Those attacking Clear Channel are the rringe elements - potentially violent radicals, anti-Semites, conspiracy mongers - including the various incarnations of the left-wing Indymedia.org.

January 30, 2004

"Fascistic Corporate Monopolists at Clear Channel Silence even Conservative Anti-War Voices." Or so claims Indybay.org, a web site of the San Francisco Independent Media Center. This outburst was sparked by the rescheduling of Phoenix radio talk show host Charles Goyette's program from afternoon to evening by the management of his station, KFYI, which is owned by Clear Channel Communications. Goyette, who describes himself as a lifelong conservative, vehemently opposes the Iraq War and many other policies of the Bush administration.

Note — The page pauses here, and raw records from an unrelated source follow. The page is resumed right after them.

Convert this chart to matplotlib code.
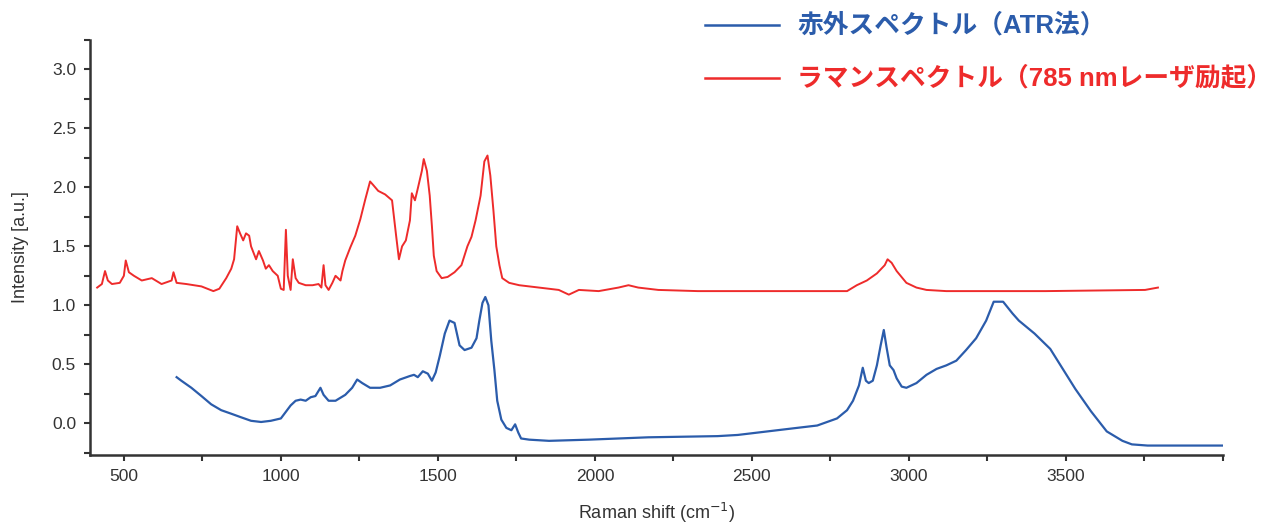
import matplotlib
matplotlib.use("Agg")
import matplotlib.pyplot as plt
from matplotlib.ticker import MultipleLocator, FixedLocator

# ラマンスペクトル (785 nm励起) : 波数 [cm-1] と強度
raman_x = [415, 430, 440, 449, 462, 487, 500, 506, 516, 532, 557, 589, 620, 652, 658,
           668, 699, 747, 785, 804, 826, 842, 851, 861, 870, 880, 889, 899, 905, 921,
           930, 943, 952, 962, 974, 990, 1000, 1009, 1016, 1022, 1031, 1038, 1047,
           1057, 1079, 1101, 1120, 1129, 1136, 1142, 1152, 1164, 1174, 1190, 1196,
           1205, 1221, 1237, 1253, 1269, 1284, 1294, 1310, 1332, 1354, 1367, 1376,
           1386, 1398, 1411, 1417, 1427, 1436, 1449, 1455, 1465, 1474, 1481, 1487,
           1496, 1512, 1531, 1553, 1575, 1594, 1607, 1620, 1636, 1648, 1658, 1667,
           1677, 1686, 1696, 1705, 1727, 1759, 1822, 1885, 1917, 1949, 2012, 2075,
           2107, 2138, 2202, 2328, 2644, 2803, 2834, 2866, 2898, 2923, 2932, 2945,
           2961, 2992, 3024, 3056, 3119, 3435, 3752, 3793]
raman_y = [1.15, 1.18, 1.29, 1.21, 1.18, 1.19, 1.25, 1.38, 1.28, 1.25, 1.21, 1.23, 1.18,
           1.21, 1.28, 1.19, 1.18, 1.16, 1.12, 1.14, 1.23, 1.31, 1.39, 1.67, 1.61,
           1.55, 1.61, 1.59, 1.50, 1.39, 1.46, 1.38, 1.31, 1.34, 1.29, 1.25, 1.14,
           1.13, 1.64, 1.25, 1.13, 1.39, 1.23, 1.19, 1.17, 1.17, 1.18, 1.15, 1.34,
           1.17, 1.13, 1.19, 1.25, 1.21, 1.29, 1.38, 1.49, 1.59, 1.73, 1.90, 2.05,
           2.02, 1.97, 1.94, 1.89, 1.59, 1.39, 1.50, 1.55, 1.72, 1.95, 1.89, 1.99,
           2.14, 2.24, 2.14, 1.93, 1.67, 1.42, 1.29, 1.23, 1.24, 1.28, 1.34, 1.50,
           1.58, 1.72, 1.93, 2.22, 2.27, 2.10, 1.80, 1.50, 1.34, 1.23, 1.19, 1.17,
           1.15, 1.13, 1.09, 1.13, 1.12, 1.15, 1.17, 1.15, 1.13, 1.12, 1.12, 1.12,
           1.17, 1.21, 1.27, 1.34, 1.39, 1.36, 1.29, 1.19, 1.15, 1.13, 1.12, 1.12,
           1.13, 1.15]

# 赤外スペクトル (ATR法)
ir_x = [668, 683, 715, 747, 778, 810, 842, 873, 905, 937, 968, 1000, 1031, 1047, 1063,
        1079, 1095, 1110, 1126, 1136, 1152, 1174, 1205, 1227, 1243, 1259, 1284, 1316,
        1348, 1379, 1411, 1424, 1436, 1452, 1468, 1481, 1493, 1506, 1522, 1537, 1553,
        1569, 1585, 1607, 1623, 1632, 1642, 1651, 1661, 1670, 1680, 1689, 1702, 1718,
        1734, 1746, 1756, 1765, 1791, 1854, 1980, 2170, 2391, 2455, 2518, 2581, 2644,
        2708, 2771, 2803, 2822, 2841, 2853, 2863, 2872, 2885, 2898, 2910, 2920, 2929,
        2939, 2951, 2961, 2977, 2992, 3024, 3056, 3088, 3119, 3151, 3182, 3214, 3246,
        3270, 3300, 3330, 3350, 3400, 3450, 3490, 3530, 3580, 3630, 3680, 3710, 3760,
        3800, 3900, 4000]
ir_y = [0.39, 0.36, 0.30, 0.23, 0.16, 0.11, 0.08, 0.05, 0.02, 0.01, 0.02, 0.04, 0.15,
        0.19, 0.20, 0.19, 0.22, 0.23, 0.30, 0.24, 0.19, 0.19, 0.24, 0.30, 0.37, 0.34,
        0.30, 0.30, 0.32, 0.37, 0.40, 0.41, 0.39, 0.44, 0.42, 0.36, 0.43, 0.57, 0.76,
        0.87, 0.85, 0.66, 0.62, 0.64, 0.72, 0.87, 1.02, 1.07, 1.00, 0.70, 0.45, 0.19,
        0.03, -0.04, -0.06, -0.01, -0.08, -0.13, -0.14, -0.15, -0.14, -0.12, -0.11,
        -0.10, -0.08, -0.06, -0.04, -0.02, 0.04, 0.11, 0.19, 0.32, 0.47, 0.36, 0.34,
        0.36, 0.49, 0.66, 0.79, 0.64, 0.49, 0.45, 0.38, 0.31, 0.30, 0.34, 0.41, 0.46,
        0.49, 0.53, 0.62, 0.72, 0.87, 1.03, 1.03, 0.93, 0.87, 0.76, 0.63, 0.46, 0.29,
        0.10, -0.07, -0.15, -0.18, -0.19, -0.19, -0.19, -0.19]

blue = "#2b5cab"
red = "#ee2b2b"
grey = "#333333"

plt.rcParams['font.family'] = ['Liberation Sans', 'DejaVu Sans']

fig = plt.figure(figsize=(12.85, 5.24), dpi=100)
ax = fig.add_axes([0.070, 0.1317, 0.8817, 0.792])

ax.plot(raman_x, raman_y, color=red, lw=1.4)
ax.plot(ir_x, ir_y, color=blue, lw=1.6)

ax.set_xlim(392, 4000)
ax.set_ylim(-0.27, 3.25)

ax.xaxis.set_major_locator(FixedLocator([500, 1000, 1500, 2000, 2500, 3000, 3500]))
ax.xaxis.set_minor_locator(MultipleLocator(250))
ax.yaxis.set_major_locator(MultipleLocator(0.5))
ax.yaxis.set_minor_locator(MultipleLocator(0.25))
ax.yaxis.set_major_formatter(matplotlib.ticker.FormatStrFormatter('%.1f'))

for s in ['top', 'right']:
    ax.spines[s].set_visible(False)
for s in ['left', 'bottom']:
    ax.spines[s].set_linewidth(1.8)
    ax.spines[s].set_color(grey)

ax.tick_params(which='both', direction='out', length=4, width=1.5, color=grey,
               labelsize=12.5, labelcolor=grey, pad=6)

ax.set_xlabel('Raman shift (cm$^{-1}$)', fontsize=13, color=grey, labelpad=12)
ax.set_ylabel('Intensity [a.u.]', fontsize=13, color=grey, labelpad=16)

# 凡例は図の右上に線と文字で描く (欧文はLiberation、和文はNotoで)
mixed = ['Liberation Sans', 'Noto Sans CJK JP']
for y, col, txt in [(0.952, blue, '赤外スペクトル（ATR法）'),
                    (0.851, red, 'ラマンスペクトル（785 nmレーザ励起）')]:
    fig.add_artist(plt.Line2D([705 / 1285, 779 / 1285], [y, y], color=col, lw=1.8,
                              transform=fig.transFigure))
    fig.text(797 / 1285, y, txt, color=col, fontsize=18.5, fontweight='bold',
             family=mixed, va='center', ha='left')

fig.savefig('out.png', dpi=100)
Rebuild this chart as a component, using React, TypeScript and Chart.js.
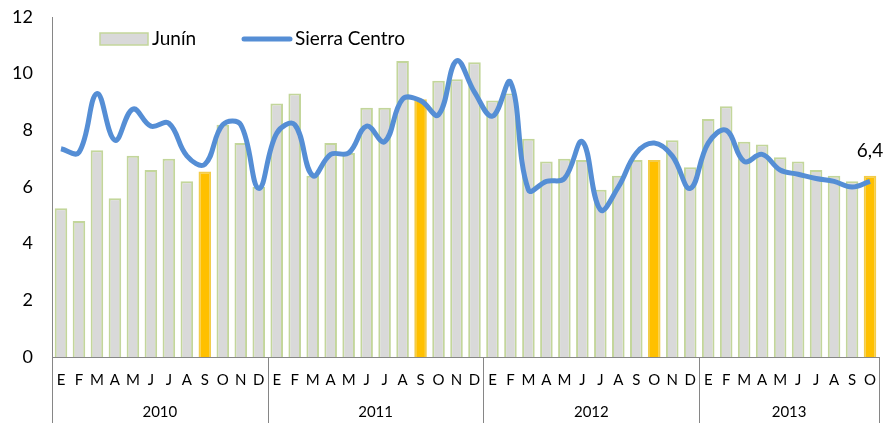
import React, { useEffect, useRef } from "react";
import { Chart, registerables } from "chart.js";

Chart.register(...registerables);

// ---- data ----
const years = ["2010", "2011", "2012", "2013"];
const monthsPerYear = [12, 12, 12, 10];
const monthInitials = ["E", "F", "M", "A", "M", "J", "J", "A", "S", "O", "N", "D"];

const junin = [
  5.25, 4.8, 7.3, 5.6, 7.1, 6.6, 7.0, 6.2, 6.55, 8.2, 7.55, 6.0,
  8.95, 9.3, 6.4, 7.55, 7.2, 8.8, 8.8, 10.45, 9.1, 9.75, 9.8, 10.4,
  9.05, 9.3, 7.7, 6.9, 7.0, 6.95, 5.9, 6.4, 6.95, 6.95, 7.65, 6.7,
  8.4, 8.85, 7.6, 7.5, 7.05, 6.9, 6.6, 6.4, 6.2, 6.4,
];

const sierraCentro = [
  7.35, 7.22, 9.3, 7.65, 8.75, 8.15, 8.25, 7.1, 6.8, 8.2, 8.2, 5.95,
  7.9, 8.2, 6.4, 7.15, 7.2, 8.15, 7.6, 9.1, 9.05, 8.55, 10.45, 9.35,
  8.5, 9.7, 5.9, 6.2, 6.3, 7.6, 5.2, 6.0, 7.2, 7.55, 7.1, 5.95,
  7.55, 8.0, 6.9, 7.15, 6.6, 6.45, 6.3, 6.2, 6.0, 6.2,
];

const highlighted = [8, 20, 33, 45];
const yTicks = [0, 2, 4, 6, 8, 10, 12];
const seriesNames = ["Junín", "Sierra Centro"];

// ---- style ----
const FONT = "Lato, 'Open Sans', sans-serif";
const BAR_FILL = "#d9d9d9";
const BAR_EDGE = "#c3d69b";
const HI_FILL = "#ffc000";
const LINE = "#558ed5";
const AXIS = "#868686";
const TEXT = "#000000";

const labels: string[] = years.flatMap((_, i) => monthInitials.slice(0, monthsPerYear[i]));

const decorPlugin = {
  id: "decor",
  afterDraw(chart: any) {
    const ctx = chart.ctx as CanvasRenderingContext2D;
    const xs = chart.scales.x;
    const area = chart.chartArea;
    const h = chart.height;
    const step = xs.getPixelForValue(1) - xs.getPixelForValue(0);
    ctx.save();
    // year separators and labels
    ctx.strokeStyle = AXIS;
    ctx.lineWidth = 1;
    ctx.fillStyle = TEXT;
    ctx.font = `15px ${FONT}`;
    ctx.textAlign = "center";
    ctx.textBaseline = "middle";
    let idx = 0;
    years.forEach((yr, i) => {
      const start = idx;
      const end = idx + monthsPerYear[i] - 1;
      const left = xs.getPixelForValue(start) - step / 2;
      const right = xs.getPixelForValue(end) + step / 2;
      [left, right].forEach((x) => {
        const px = Math.round(x) + 0.5;
        ctx.beginPath();
        ctx.moveTo(px, area.bottom);
        ctx.lineTo(px, h);
        ctx.stroke();
      });
      ctx.fillText(yr, (left + right) / 2, 412);
      idx += monthsPerYear[i];
    });

    // legend
    ctx.font = `19px ${FONT}`;
    ctx.textAlign = "left";
    ctx.textBaseline = "middle";
    ctx.fillStyle = BAR_FILL;
    ctx.fillRect(100, 33, 48, 12);
    ctx.strokeStyle = BAR_EDGE;
    ctx.lineWidth = 1.5;
    ctx.strokeRect(100, 33, 48, 12);
    ctx.fillStyle = TEXT;
    ctx.fillText(seriesNames[0], 152, 39);
    ctx.strokeStyle = LINE;
    ctx.lineWidth = 5;
    ctx.lineCap = "round";
    ctx.beginPath();
    ctx.moveTo(244, 39);
    ctx.lineTo(290, 39);
    ctx.stroke();
    ctx.fillText(seriesNames[1], 295, 39);

    // data label for last bar
    const meta = chart.getDatasetMeta(0);
    const last = meta.data[meta.data.length - 1];
    const val = junin[junin.length - 1];
    ctx.textAlign = "center";
    ctx.textBaseline = "alphabetic";
    ctx.font = `19px ${FONT}`;
    ctx.fillText(val.toFixed(1).replace(".", ","), last.x, last.y - 18.5);
    ctx.restore();
  },
};

export default function App() {
  const ref = useRef<HTMLCanvasElement | null>(null);

  useEffect(() => {
    if (!ref.current) return;
    const bg = junin.map((_, i) => (highlighted.includes(i) ? HI_FILL : BAR_FILL));
    const bd = junin.map((_, i) => (highlighted.includes(i) ? "#f2cc4a" : BAR_EDGE));
    const chart = new Chart(ref.current, {
      type: "bar",
      data: {
        labels,
        datasets: [
          {
            type: "bar",
            label: seriesNames[0],
            data: junin,
            backgroundColor: bg,
            borderColor: bd,
            borderWidth: 2,
            barPercentage: 0.7,
            categoryPercentage: 1,
            order: 1,
          },
          {
            type: "line",
            label: seriesNames[1],
            data: sierraCentro,
            borderColor: LINE,
            borderWidth: 5,
            tension: 0.4,
            pointRadius: 0,
            fill: false,
            order: 0,
          },
        ],
      } as any,
      options: {
        responsive: false,
        animation: false,
        devicePixelRatio: 1,
        layout: { padding: { top: 17, right: 8, left: 0, bottom: 0 } },
        plugins: {
          legend: { display: false },
          title: { display: false },
          tooltip: { enabled: false },
        },
        scales: {
          x: {
            type: "category",
            offset: true,
            grid: { display: false, drawTicks: false },
            border: { display: true, color: AXIS, width: 1 },
            ticks: {
              autoSkip: false,
              maxRotation: 0,
              minRotation: 0,
              padding: 14,
              color: TEXT,
              font: { family: FONT, size: 15 },
            },
            afterFit: (s: any) => {
              s.height = 66;
              s.paddingLeft = 0;
              s.paddingRight = 0;
            },
          },
          y: {
            min: 0,
            max: 12,
            afterBuildTicks: (s: any) => {
              s.ticks = yTicks.map((v) => ({ value: v }));
            },
            grid: { display: false, drawTicks: false },
            border: { display: true, color: AXIS, width: 1 },
            ticks: {
              padding: 19,
              color: TEXT,
              font: { family: FONT, size: 18 },
            },
            afterFit: (s: any) => {
              s.width = 52;
              s.paddingTop = 0;
              s.paddingBottom = 0;
            },
          },
        },
      } as any,
      plugins: [decorPlugin],
    });
    return () => chart.destroy();
  }, []);

  return (
    <div style={{ position: "fixed", left: 0, top: 0, width: 887, height: 423, background: "#fff" }}>
      <canvas ref={ref} width={887} height={423} style={{ width: 887, height: 423, display: "block" }} />
    </div>
  );
}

In the latest issue of Pat Buchanan's magazine, The American Conservative (TAC), Goyette blames his move to the less prestigious evening slot on Clear Channel's unwillingness to tolerate criticism of the War. But the politics of talk radio are inseparable from the demands of its audience, and Goyette's rant against the establishment is unconvincing and misdirected.

Goyette charges the White House with conspiring to silencing dissenters in his TAC essay, "How to Lose Your Job in Talk Radio: Clear Channel Gags an Antiwar Conservative." In his own words:

The principals of Clear Channel, a Texas-based company, have been substantial contributors to George W. Bush's fortunes since before he became president. In fact, Texas billionaire Tom Hicks can be said to be the man who made Bush a millionaire when he purchased the future president's baseball team, the Texas Rangers. Tom Hicks is now vice chairman of Clear Channel. Clear Channel stations were unusually visible during the war with what corporate flacks now call "pro-troop rallies." In tone and substance, they were virtually indistinguishable from pro-Bush rallies. I'm sure the administration, which faced a host of regulatory issues affecting Clear Channel, was not displeased. Criticism of Bush and his ever-shifting pretext for a first-strike war (what exactly was it we were pre-empting anyway?) has proved so serious a violation of Clear Channel's cultural taboo that only a good contract has kept me from being fired outright.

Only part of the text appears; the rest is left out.